* [Data segment]:
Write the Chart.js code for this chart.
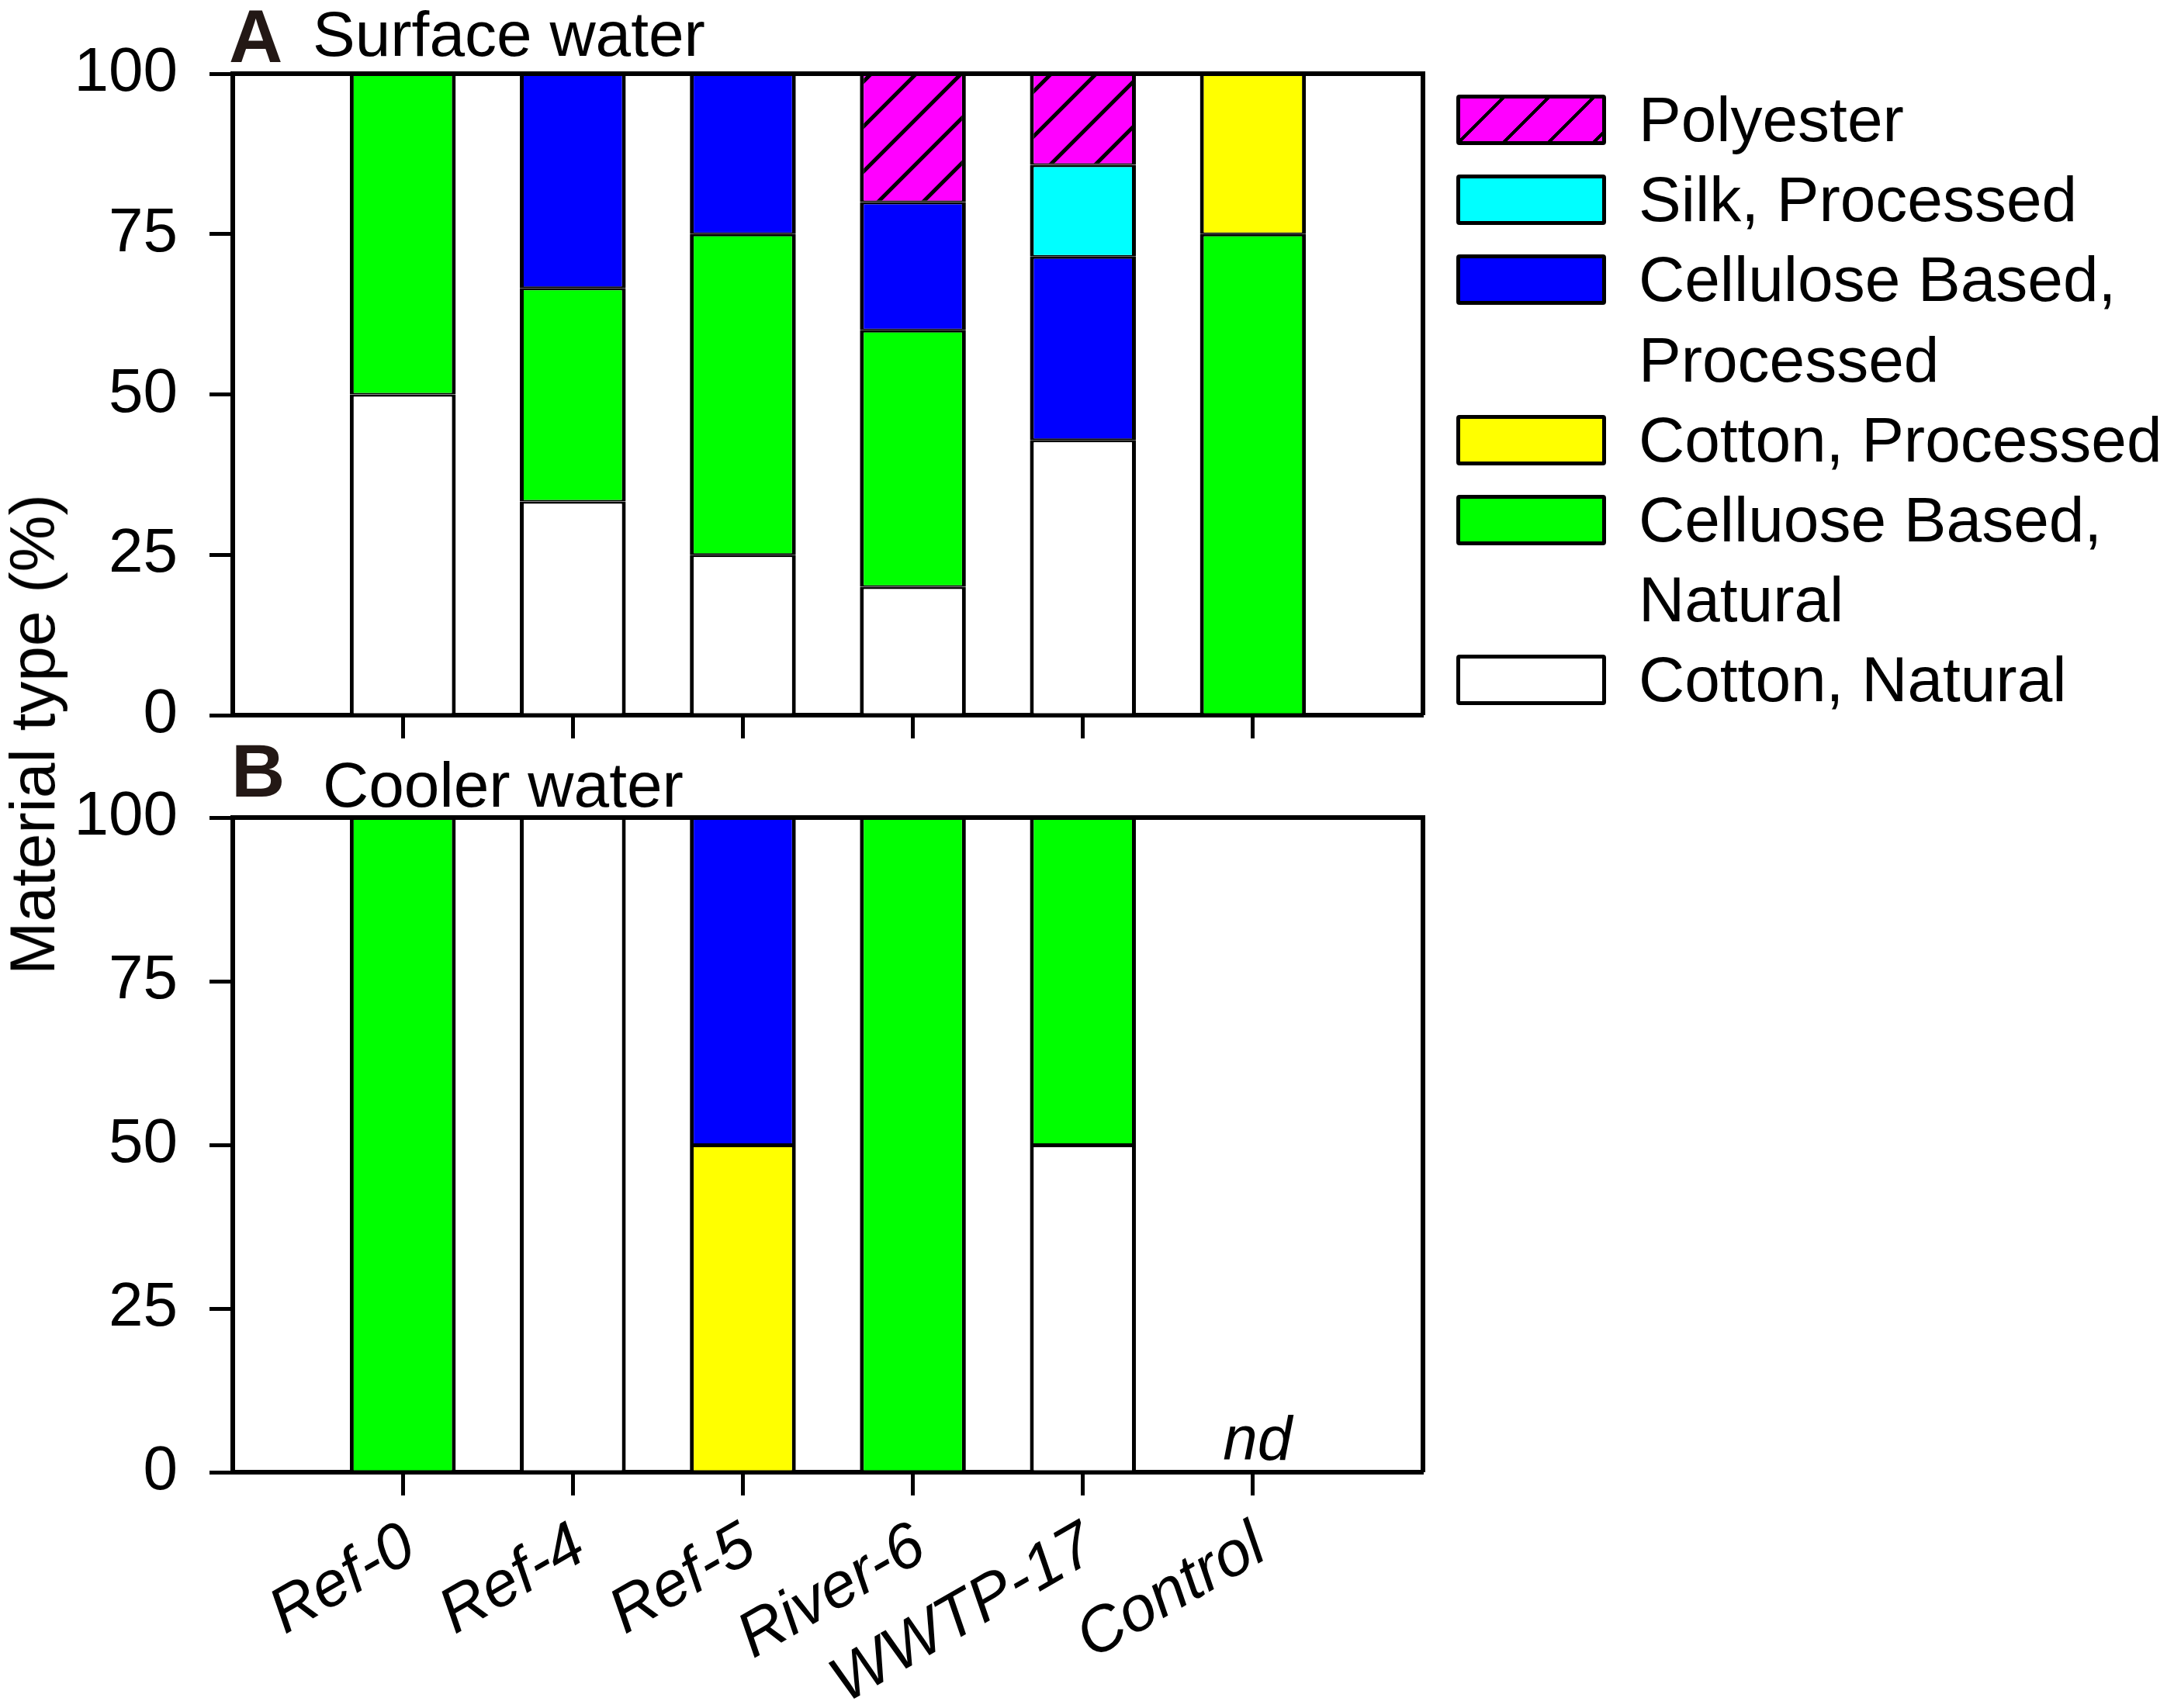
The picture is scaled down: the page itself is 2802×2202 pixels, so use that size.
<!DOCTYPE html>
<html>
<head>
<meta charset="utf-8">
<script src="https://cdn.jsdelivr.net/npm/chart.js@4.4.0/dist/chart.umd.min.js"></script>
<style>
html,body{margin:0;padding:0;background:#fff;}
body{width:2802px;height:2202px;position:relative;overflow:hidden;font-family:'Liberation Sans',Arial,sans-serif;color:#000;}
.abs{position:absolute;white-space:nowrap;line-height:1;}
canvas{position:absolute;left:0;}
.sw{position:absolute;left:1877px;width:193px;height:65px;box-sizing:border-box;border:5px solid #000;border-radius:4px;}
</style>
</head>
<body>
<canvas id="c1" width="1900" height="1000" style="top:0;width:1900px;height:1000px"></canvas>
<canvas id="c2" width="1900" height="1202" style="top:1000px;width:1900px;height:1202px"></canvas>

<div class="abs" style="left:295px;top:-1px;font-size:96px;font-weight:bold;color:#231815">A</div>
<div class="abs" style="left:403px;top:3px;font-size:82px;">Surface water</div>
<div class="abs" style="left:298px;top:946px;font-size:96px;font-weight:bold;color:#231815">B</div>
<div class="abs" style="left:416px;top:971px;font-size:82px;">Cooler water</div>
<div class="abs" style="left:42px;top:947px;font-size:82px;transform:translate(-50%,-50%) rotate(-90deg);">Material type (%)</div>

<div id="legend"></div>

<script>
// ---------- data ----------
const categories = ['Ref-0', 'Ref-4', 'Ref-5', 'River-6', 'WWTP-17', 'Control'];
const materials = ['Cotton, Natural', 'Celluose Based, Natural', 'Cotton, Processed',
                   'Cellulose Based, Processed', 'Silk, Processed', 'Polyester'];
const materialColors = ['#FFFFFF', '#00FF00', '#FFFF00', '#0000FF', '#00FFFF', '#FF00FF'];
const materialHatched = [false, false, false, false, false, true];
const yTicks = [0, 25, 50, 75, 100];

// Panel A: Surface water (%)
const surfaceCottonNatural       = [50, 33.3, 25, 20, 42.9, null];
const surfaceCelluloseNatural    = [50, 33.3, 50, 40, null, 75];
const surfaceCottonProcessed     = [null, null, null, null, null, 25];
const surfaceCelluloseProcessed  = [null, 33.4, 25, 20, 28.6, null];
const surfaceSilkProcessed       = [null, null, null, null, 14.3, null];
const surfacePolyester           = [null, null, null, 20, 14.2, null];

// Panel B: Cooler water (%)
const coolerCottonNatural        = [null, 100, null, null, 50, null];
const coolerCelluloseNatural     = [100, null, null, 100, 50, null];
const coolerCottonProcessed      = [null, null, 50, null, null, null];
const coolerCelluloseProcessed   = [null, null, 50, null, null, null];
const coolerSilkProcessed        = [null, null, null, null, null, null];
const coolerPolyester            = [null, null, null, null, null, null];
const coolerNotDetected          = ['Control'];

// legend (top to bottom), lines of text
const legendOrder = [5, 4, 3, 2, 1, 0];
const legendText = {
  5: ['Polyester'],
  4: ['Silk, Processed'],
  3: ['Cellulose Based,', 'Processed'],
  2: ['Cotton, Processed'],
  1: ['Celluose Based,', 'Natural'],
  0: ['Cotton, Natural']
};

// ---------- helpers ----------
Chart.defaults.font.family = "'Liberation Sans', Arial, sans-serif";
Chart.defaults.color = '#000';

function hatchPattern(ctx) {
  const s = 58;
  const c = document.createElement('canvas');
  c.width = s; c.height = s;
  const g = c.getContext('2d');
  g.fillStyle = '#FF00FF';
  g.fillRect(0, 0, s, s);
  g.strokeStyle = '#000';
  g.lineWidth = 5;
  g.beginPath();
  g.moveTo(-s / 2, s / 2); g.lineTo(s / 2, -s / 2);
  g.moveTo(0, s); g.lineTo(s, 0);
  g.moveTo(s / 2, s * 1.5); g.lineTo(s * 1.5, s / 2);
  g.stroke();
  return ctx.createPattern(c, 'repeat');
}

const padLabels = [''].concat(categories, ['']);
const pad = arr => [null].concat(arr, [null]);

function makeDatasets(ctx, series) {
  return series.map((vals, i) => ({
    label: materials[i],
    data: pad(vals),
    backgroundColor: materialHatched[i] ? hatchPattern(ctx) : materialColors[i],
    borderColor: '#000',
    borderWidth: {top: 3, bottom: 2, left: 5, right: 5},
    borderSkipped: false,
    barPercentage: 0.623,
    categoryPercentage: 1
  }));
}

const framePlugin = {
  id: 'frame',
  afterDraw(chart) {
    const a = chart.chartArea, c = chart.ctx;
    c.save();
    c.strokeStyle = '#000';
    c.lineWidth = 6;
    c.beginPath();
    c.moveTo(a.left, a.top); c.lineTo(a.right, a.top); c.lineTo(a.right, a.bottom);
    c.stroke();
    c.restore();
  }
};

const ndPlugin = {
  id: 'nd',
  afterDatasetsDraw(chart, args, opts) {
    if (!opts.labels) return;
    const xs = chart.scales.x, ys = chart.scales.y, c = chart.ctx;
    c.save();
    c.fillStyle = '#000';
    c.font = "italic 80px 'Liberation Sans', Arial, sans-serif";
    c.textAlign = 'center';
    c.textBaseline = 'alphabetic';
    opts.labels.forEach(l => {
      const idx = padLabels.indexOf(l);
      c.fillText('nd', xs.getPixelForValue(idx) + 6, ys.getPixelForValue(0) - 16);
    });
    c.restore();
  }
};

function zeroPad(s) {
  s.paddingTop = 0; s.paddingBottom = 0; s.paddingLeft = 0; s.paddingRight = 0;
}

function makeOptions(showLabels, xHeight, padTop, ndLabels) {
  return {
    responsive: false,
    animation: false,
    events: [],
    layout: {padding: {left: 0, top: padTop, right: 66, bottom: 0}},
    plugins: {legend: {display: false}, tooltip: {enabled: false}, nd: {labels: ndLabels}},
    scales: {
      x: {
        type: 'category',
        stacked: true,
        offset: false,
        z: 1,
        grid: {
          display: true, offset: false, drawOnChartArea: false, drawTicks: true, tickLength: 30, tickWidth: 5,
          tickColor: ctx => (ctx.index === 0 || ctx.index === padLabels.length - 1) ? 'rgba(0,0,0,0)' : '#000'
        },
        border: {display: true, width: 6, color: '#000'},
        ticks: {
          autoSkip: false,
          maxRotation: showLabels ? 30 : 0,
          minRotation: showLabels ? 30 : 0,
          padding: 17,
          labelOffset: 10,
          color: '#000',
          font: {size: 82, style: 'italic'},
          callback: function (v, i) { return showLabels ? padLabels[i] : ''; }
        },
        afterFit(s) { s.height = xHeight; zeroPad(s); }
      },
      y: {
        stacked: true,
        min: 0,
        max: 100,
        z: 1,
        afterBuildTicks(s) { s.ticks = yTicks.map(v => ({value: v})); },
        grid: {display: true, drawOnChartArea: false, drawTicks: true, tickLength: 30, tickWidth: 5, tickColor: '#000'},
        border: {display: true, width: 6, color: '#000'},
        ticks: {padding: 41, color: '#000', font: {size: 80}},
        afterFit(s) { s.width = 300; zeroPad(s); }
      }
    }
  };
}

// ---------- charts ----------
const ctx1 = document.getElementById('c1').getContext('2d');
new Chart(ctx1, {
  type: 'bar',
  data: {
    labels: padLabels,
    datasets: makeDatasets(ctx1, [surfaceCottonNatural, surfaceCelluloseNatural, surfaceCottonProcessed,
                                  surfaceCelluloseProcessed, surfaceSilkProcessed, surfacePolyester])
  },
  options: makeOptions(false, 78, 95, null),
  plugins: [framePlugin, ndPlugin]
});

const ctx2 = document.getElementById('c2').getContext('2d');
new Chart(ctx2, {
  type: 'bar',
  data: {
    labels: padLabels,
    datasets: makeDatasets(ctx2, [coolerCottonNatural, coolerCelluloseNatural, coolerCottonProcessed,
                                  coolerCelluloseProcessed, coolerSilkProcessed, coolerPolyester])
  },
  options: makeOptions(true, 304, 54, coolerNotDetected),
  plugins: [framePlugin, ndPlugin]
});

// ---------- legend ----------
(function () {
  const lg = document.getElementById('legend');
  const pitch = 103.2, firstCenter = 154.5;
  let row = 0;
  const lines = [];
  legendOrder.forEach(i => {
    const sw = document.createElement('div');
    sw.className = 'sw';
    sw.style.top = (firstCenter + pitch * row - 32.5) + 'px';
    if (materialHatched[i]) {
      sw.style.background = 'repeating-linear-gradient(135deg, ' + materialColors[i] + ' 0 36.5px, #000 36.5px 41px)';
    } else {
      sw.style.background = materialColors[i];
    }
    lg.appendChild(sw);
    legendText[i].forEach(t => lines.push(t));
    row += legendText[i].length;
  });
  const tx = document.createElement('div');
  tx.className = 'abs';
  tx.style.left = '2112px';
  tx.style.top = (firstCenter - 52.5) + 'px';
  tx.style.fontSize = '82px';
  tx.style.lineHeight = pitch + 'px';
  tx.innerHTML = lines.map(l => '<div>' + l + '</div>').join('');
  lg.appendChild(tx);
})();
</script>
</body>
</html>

* [What this task involves]: Give again, exactly, the lines from the start of the data through the one holding "const yTicks = [0, 25, 50, 75, 100];"; omit the pictures.

* [Output]:
Write the Chart.js code for this chart.
The picture is scaled down: the page itself is 2802×2202 pixels, so use that size.
<!DOCTYPE html>
<html>
<head>
<meta charset="utf-8">
<script src="https://cdn.jsdelivr.net/npm/chart.js@4.4.0/dist/chart.umd.min.js"></script>
<style>
html,body{margin:0;padding:0;background:#fff;}
body{width:2802px;height:2202px;position:relative;overflow:hidden;font-family:'Liberation Sans',Arial,sans-serif;color:#000;}
.abs{position:absolute;white-space:nowrap;line-height:1;}
canvas{position:absolute;left:0;}
.sw{position:absolute;left:1877px;width:193px;height:65px;box-sizing:border-box;border:5px solid #000;border-radius:4px;}
</style>
</head>
<body>
<canvas id="c1" width="1900" height="1000" style="top:0;width:1900px;height:1000px"></canvas>
<canvas id="c2" width="1900" height="1202" style="top:1000px;width:1900px;height:1202px"></canvas>

<div class="abs" style="left:295px;top:-1px;font-size:96px;font-weight:bold;color:#231815">A</div>
<div class="abs" style="left:403px;top:3px;font-size:82px;">Surface water</div>
<div class="abs" style="left:298px;top:946px;font-size:96px;font-weight:bold;color:#231815">B</div>
<div class="abs" style="left:416px;top:971px;font-size:82px;">Cooler water</div>
<div class="abs" style="left:42px;top:947px;font-size:82px;transform:translate(-50%,-50%) rotate(-90deg);">Material type (%)</div>

<div id="legend"></div>

<script>
// ---------- data ----------
const categories = ['Ref-0', 'Ref-4', 'Ref-5', 'River-6', 'WWTP-17', 'Control'];
const materials = ['Cotton, Natural', 'Celluose Based, Natural', 'Cotton, Processed',
                   'Cellulose Based, Processed', 'Silk, Processed', 'Polyester'];
const materialColors = ['#FFFFFF', '#00FF00', '#FFFF00', '#0000FF', '#00FFFF', '#FF00FF'];
const materialHatched = [false, false, false, false, false, true];
const yTicks = [0, 25, 50, 75, 100];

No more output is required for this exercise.